Students with the same A-level grades are more likely to do well at university if they were “top of the class” in their school, a major new report has found.

Pupils who performed well in relation to their sixth-form peers are more likely to gain a top degree than those with A-level results that were average or below average for their school, the report from the Higher Education Funding Council for England (Hefce) says.

“On average, someone who gains BBB at a school where the average A-level score is CCC will do better in higher education than someone who gains BBB at a school where the average is AAA,” it says.

Figures showed the likelihood of someone with three B grades receiving a first or upper second was 16 percentage points higher among students who were top performers at their school, compared to pupils with the same grades who ranked among the lowest in their school.

Teachers’ leaders said they believed the phenomenon was down to confidence.

Brian Lightman, general secretary of the Association of School and College Leaders, said: “It’s the old adage that success breeds success.

“The success in itself and the praise they receive will build their confidence and get them to believe in themselves.”

He recalled his own memories of life at grammar school, where pupils who ranked poorly in the hothouse atmosphere did not go to university at all because they felt they were not good enough.

“If they had been in a different school, they might have shone,” he said.

The findings echo those of a report from the London School of Economics last autumn, which revealed that primary pupils’ confidence increased with their class ranking, which had positive knock-on effects on performance at secondary school.

Today’s report, which looked at the degree outcomes of 130,000 young university entrants who entered full-time degree courses in autumn 2007, also confirmed previous studies suggesting that pupils at state schools do better than privately educated students, when they hold the same grades.

For example, state school pupils holding three B grades were 9 percentage points more likely to gain a first or an upper second than someone from a private school with the same grades.

The figures also highlighted some stark differences between the degree outcomes of different young people depending on their ethnic background.

Overall, 72 per cent of white students who entered higher education with grades BBB gained one of the two top degrees, but this sank to just 56 per cent for Asian and 53 per cent for black students.

Those from disadvantaged backgrounds were also found to have “consistently lower” degree outcomes than those with the same A-level results from richer areas.

Barnaby Lenon, chair of the Independent Schools Council, said he was not “unduly concerned” that the report showed state school pupils tended to do better at university, as the figures omitted dentistry and medicine candidates.

He added that the differences were most marked among private school students with middling sets of grades.

“There is a cause for concern here, but only a small minority of pupils from our schools get these grades.

“What it tells you is that we are teaching these pupils very well at A-level. You would wish to see universities work harder to maintain the level they reached at 18, through much better tracking, testing and teaching.

“At some universities, they only mark one piece of work a term.”

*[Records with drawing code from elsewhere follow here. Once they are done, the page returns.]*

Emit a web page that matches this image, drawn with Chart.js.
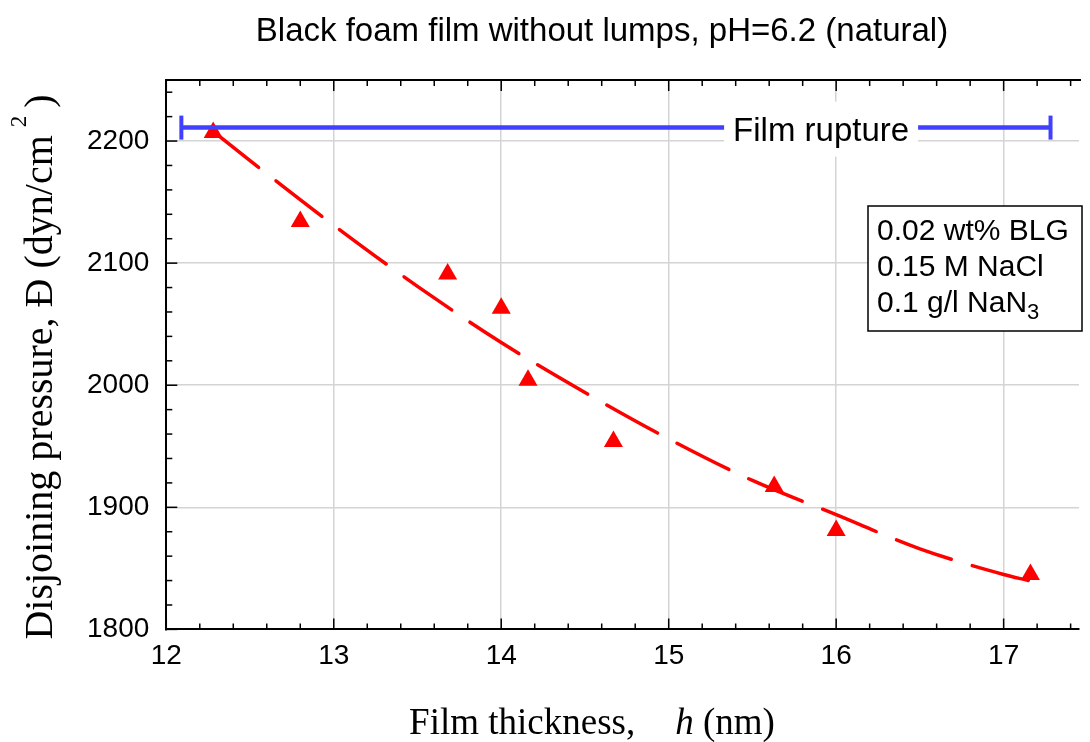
<!DOCTYPE html>
<html>
<head>
<meta charset="utf-8">
<script src="https://cdn.jsdelivr.net/npm/chart.js@4.4.1/dist/chart.umd.min.js"></script>
<style>
  html, body { margin: 0; padding: 0; background: #fff; overflow: hidden; }
  #wrap { width: 1090px; height: 742px; }
</style>
</head>
<body>
<div id="wrap"><canvas id="chart" width="1090" height="742"></canvas></div>
<script>
// measured points (film thickness nm, disjoining pressure dyn/cm2)
const thickness = [12.28, 12.80, 13.68, 14.00, 14.16, 14.67, 15.63, 16.00, 17.16];
const pressure  = [2207, 2134, 2091, 2063, 2004, 1954, 1917, 1881, 1845];

// dashed fit curve
const fitX = [12.28, 12.5, 13.0, 13.5, 14.0, 14.5, 15.0, 15.5, 16.0, 16.5, 17.0, 17.15];
const fitY = [2208, 2184, 2131, 2081, 2035, 1994, 1956, 1922, 1894, 1866, 1845, 1840];

// film rupture level
const ruptureX = [12.09, 17.28];
const ruptureY = [2211, 2211];

const xTicks = [12, 13, 14, 15, 16, 17];
const yTicks = [1800, 1900, 2000, 2100, 2200];

const titleText = 'Black foam film without lumps, pH=6.2 (natural)';
const legendLines = ['0.02 wt% BLG', '0.15 M NaCl', '0.1 g/l NaN'];

const sans = '"Liberation Sans", Arial, sans-serif';
const serif = '"Liberation Serif", "Times New Roman", serif';

const toPts = (xs, ys) => xs.map((x, i) => ({ x: x, y: ys[i] }));

const decorations = {
  id: 'decorations',
  afterDatasetsDraw(chart) {
    const { ctx, chartArea, scales: { x, y } } = chart;
    ctx.save();

    // title
    ctx.fillStyle = '#000';
    ctx.textAlign = 'center';
    ctx.textBaseline = 'alphabetic';
    ctx.font = '33px ' + sans;
    ctx.fillText(titleText, 602, 41);

    // rupture end caps
    ctx.strokeStyle = '#4040ff';
    ctx.lineWidth = 4;
    ruptureX.forEach((v, i) => {
      const px = x.getPixelForValue(v);
      const py = y.getPixelForValue(ruptureY[i]);
      ctx.beginPath();
      ctx.moveTo(px, py - 12);
      ctx.lineTo(px, py + 12);
      ctx.stroke();
    });

    // "Film rupture" label with white box
    const ly = y.getPixelForValue(ruptureY[0]);
    const lx = x.getPixelForValue(15.91);
    ctx.font = '33px ' + sans;
    const tw = ctx.measureText('Film rupture').width;
    ctx.fillStyle = '#fff';
    ctx.fillRect(lx - tw / 2 - 9, ly - 26, tw + 18, 55);
    ctx.fillStyle = '#000';
    ctx.fillText('Film rupture', lx, ly + 13);

    // info box
    const bx = 868, by = 206, bw = 214, bh = 125;
    ctx.fillStyle = '#fff';
    ctx.fillRect(bx, by, bw, bh);
    ctx.strokeStyle = '#000';
    ctx.lineWidth = 1.5;
    ctx.strokeRect(bx, by, bw, bh);
    ctx.fillStyle = '#000';
    ctx.textAlign = 'left';
    ctx.font = '30px ' + sans;
    legendLines.forEach((t, i) => {
      ctx.fillText(t, bx + 9, by + 34 + i * 36);
    });
    const nw = ctx.measureText(legendLines[2]).width;
    ctx.font = '22px ' + sans;
    ctx.fillText('3', bx + 9 + nw, by + 34 + 2 * 36 + 7);

    // frame: top line + inward ticks
    ctx.strokeStyle = '#000';
    ctx.lineWidth = 2;
    ctx.beginPath();
    ctx.moveTo(chartArea.left, chartArea.top);
    ctx.lineTo(chartArea.right + 2, chartArea.top);
    ctx.stroke();
    ctx.lineWidth = 1.5;
    for (let i = 0; i <= 27; i++) {
      const v = 12 + i * 0.2;
      const px = x.getPixelForValue(v);
      if (px > chartArea.right) break;
      const len = i % 5 === 0 ? 11 : 6;
      ctx.beginPath();
      ctx.moveTo(px, chartArea.bottom);
      ctx.lineTo(px, chartArea.bottom - len);
      ctx.moveTo(px, chartArea.top);
      ctx.lineTo(px, chartArea.top + len);
      ctx.stroke();
    }
    for (let i = 0; i <= 22; i++) {
      const v = 1800 + i * 20;
      const py = y.getPixelForValue(v);
      const len = i % 5 === 0 ? 11 : 6;
      ctx.beginPath();
      ctx.moveTo(chartArea.left, py);
      ctx.lineTo(chartArea.left + len, py);
      ctx.stroke();
    }

    // x axis title
    ctx.fillStyle = '#000';
    ctx.textAlign = 'left';
    ctx.font = '37px ' + serif;
    const p1 = 'Film thickness,';
    const p3 = ' (nm)';
    const w1 = ctx.measureText(p1).width;
    const w3 = ctx.measureText(p3).width;
    ctx.font = 'italic 37px ' + serif;
    const w2 = ctx.measureText('h').width;
    const gap = 40;
    let sx = 592 - (w1 + gap + w2 + w3) / 2;
    const sy = 734;
    ctx.font = '37px ' + serif;
    ctx.fillText(p1, sx, sy);
    ctx.font = 'italic 37px ' + serif;
    ctx.fillText('h', sx + w1 + gap, sy);
    ctx.font = '37px ' + serif;
    ctx.fillText(p3, sx + w1 + gap + w2, sy);

    // y axis title
    ctx.translate(52, 367);
    ctx.rotate(-Math.PI / 2);
    const q1 = 'Disjoining pressure, Đ (dyn/cm';
    const q3 = ')';
    ctx.font = '40px ' + serif;
    const v1 = ctx.measureText(q1).width;
    const v3 = ctx.measureText(q3).width;
    ctx.font = '23px ' + serif;
    const v2 = ctx.measureText('2').width;
    const g1 = 8, g2 = 8;
    let tx = -(v1 + g1 + v2 + g2 + v3) / 2;
    ctx.font = '40px ' + serif;
    ctx.fillText(q1, tx, 0);
    ctx.font = '23px ' + serif;
    ctx.fillText('2', tx + v1 + g1, -26);
    ctx.font = '40px ' + serif;
    ctx.fillText(q3, tx + v1 + g1 + v2 + g2, 0);

    ctx.restore();
  }
};

new Chart(document.getElementById('chart'), {
  type: 'scatter',
  data: {
    datasets: [
      {
        label: 'Measured',
        data: toPts(thickness, pressure),
        pointStyle: 'triangle',
        pointRadius: 11,
        backgroundColor: '#ff0000',
        borderColor: '#ff0000',
        borderWidth: 0,
        order: 3
      },
      {
        label: 'Fit',
        data: toPts(fitX, fitY),
        showLine: true,
        borderColor: '#ff0000',
        borderWidth: 3.5,
        borderDash: [58, 22],
        borderCapStyle: 'round',
        pointRadius: 0,
        tension: 0.4,
        cubicInterpolationMode: 'monotone',
        order: 2
      },
      {
        label: 'Film rupture',
        data: toPts(ruptureX, ruptureY),
        showLine: true,
        borderColor: '#4040ff',
        borderWidth: 4.5,
        pointRadius: 0,
        order: 1
      }
    ]
  },
  options: {
    responsive: false,
    animation: false,
    events: [],
    layout: {
      padding: { left: 70, right: 0, top: 80, bottom: 59 }
    },
    plugins: {
      legend: { display: false },
      tooltip: { enabled: false },
      title: { display: false }
    },
    scales: {
      x: {
        type: 'linear',
        min: 12,
        max: 17.45,
        afterBuildTicks: (axis) => { axis.ticks = xTicks.map(v => ({ value: v })); },
        ticks: {
          color: '#000',
          padding: 10,
          font: { family: sans, size: 28 },
          callback: (v) => String(v)
        },
        grid: {
          drawTicks: false,
          color: (c) => (c.tick && c.tick.value === 12 ? 'rgba(0,0,0,0)' : '#d4d4d4'),
          lineWidth: 1.5
        },
        border: { color: '#000', width: 2 }
      },
      y: {
        type: 'linear',
        min: 1800,
        max: 2250,
        afterBuildTicks: (axis) => { axis.ticks = yTicks.map(v => ({ value: v })); },
        ticks: {
          color: '#000',
          padding: 17,
          font: { family: sans, size: 28 },
          callback: (v) => String(v)
        },
        grid: {
          drawTicks: false,
          color: (c) => (c.tick && c.tick.value === 1800 ? 'rgba(0,0,0,0)' : '#d4d4d4'),
          lineWidth: 1.5
        },
        border: { color: '#000', width: 2 }
      }
    }
  },
  plugins: [decorations]
});
</script>
</body>
</html>
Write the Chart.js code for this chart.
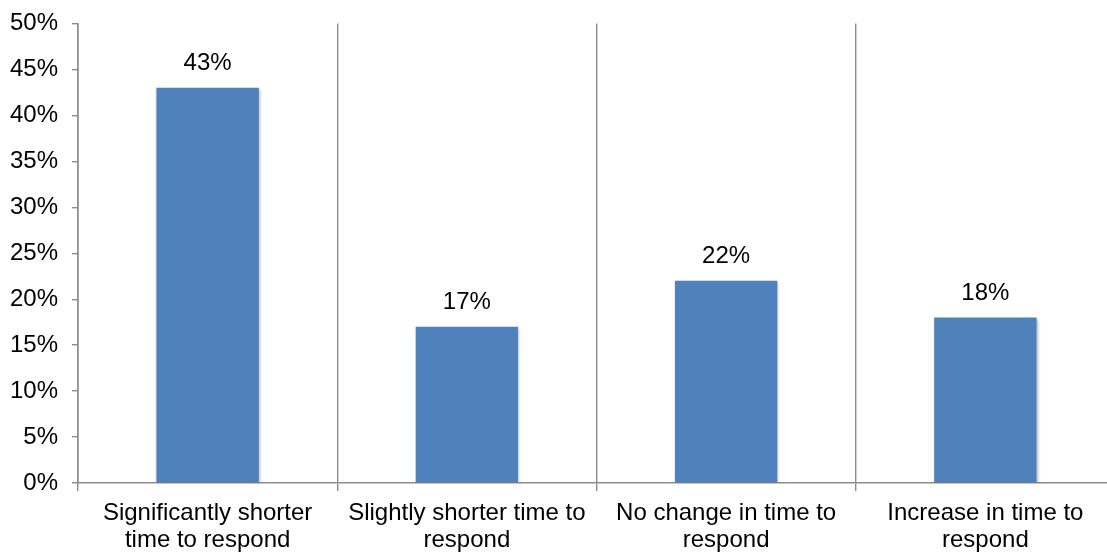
<!DOCTYPE html>
<html lang="en">
<head>
  <meta charset="UTF-8" />
  <title>Time to respond</title>
  <script src="https://cdn.jsdelivr.net/npm/chart.js"></script>
  <style>
    html, body { margin: 0; padding: 0; background: #fff; overflow: hidden; }
    .wrap { width: 1107px; height: 552px; overflow: hidden; }
  </style>
</head>
<body>
  <div class="wrap">
    <canvas id="chart" width="1115" height="552"></canvas>
  </div>
  <script>
    const categories = [
      ['Significantly shorter', 'time to respond'],
      ['Slightly shorter time to', 'respond'],
      ['No change in time to', 'respond'],
      ['Increase in time to', 'respond']
    ];
    const shares = [43, 17, 22, 18];
    const yTicks = [0, 5, 10, 15, 20, 25, 30, 35, 40, 45, 50];

    const axisGray = '#8c8c8c';
    const font = { family: "'Liberation Sans', Arial, sans-serif", size: 24, lineHeight: 1.13 };

    // value labels above each bar
    const valueLabels = {
      id: 'valueLabels',
      afterDatasetsDraw(chart) {
        const ctx = chart.ctx;
        const meta = chart.getDatasetMeta(0);
        ctx.save();
        ctx.font = `${font.size}px ${font.family}`;
        ctx.fillStyle = '#000';
        ctx.textAlign = 'center';
        ctx.textBaseline = 'alphabetic';
        meta.data.forEach((bar, i) => {
          ctx.fillText(shares[i] + '%', bar.x, bar.y - 18);
        });
        ctx.restore();
      }
    };

    // soft shadow behind bars
    const barShadow = {
      id: 'barShadow',
      beforeDatasetsDraw(chart) {
        const ctx = chart.ctx;
        ctx.save();
        ctx.shadowColor = 'rgba(0,0,0,0.3)';
        ctx.shadowBlur = 3;
        ctx.shadowOffsetX = 1;
        ctx.shadowOffsetY = 1;
      },
      afterDatasetsDraw(chart) {
        chart.ctx.restore();
      }
    };

    new Chart(document.getElementById('chart'), {
      type: 'bar',
      data: {
        labels: categories,
        datasets: [{
          data: shares,
          backgroundColor: '#4f81bd',
          categoryPercentage: 1,
          barPercentage: 0.395
        }]
      },
      options: {
        responsive: false,
        animation: false,
        layout: { padding: { top: 23.5, right: 0, left: 0, bottom: 0 } },
        plugins: { legend: { display: false }, tooltip: { enabled: false } },
        scales: {
          x: {
            offset: true,
            grid: { offset: true, color: axisGray, lineWidth: 1.4, tickLength: 8 },
            border: { color: axisGray, width: 1.6 },
            ticks: { color: '#000', font: font, padding: 9, maxRotation: 0 },
            afterFit(scale) { scale.height = 69; }
          },
          y: {
            min: 0,
            max: 50,
            afterBuildTicks(scale) { scale.ticks = yTicks.map(v => ({ value: v })); },
            grid: { drawOnChartArea: false, color: axisGray, tickLength: 6, lineWidth: 1.4 },
            border: { color: axisGray, width: 1.6 },
            ticks: { color: '#000', font: font, padding: 14, callback: v => v + '%' },
            afterFit(scale) {
              scale.width = 78;
              scale.paddingTop = 0;
              scale.paddingBottom = 0;
            }
          }
        }
      },
      plugins: [barShadow, valueLabels]
    });
  </script>
</body>
</html>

He added that the same improvements in support needed to be made for groups at the other end of the social spectrum who were failing to match their A-level promise at university.

Madeleine Atkins, chief executive of Hefce, added that the issues the report addressed were “complex” and would serve to “inform debate”  and policy decisions about the use of contextual data in university admissions.

She said: “There is a whole raft of processes out there already, we are saying look at what you are doing, and see if that needs to be addressed or refined in any way.”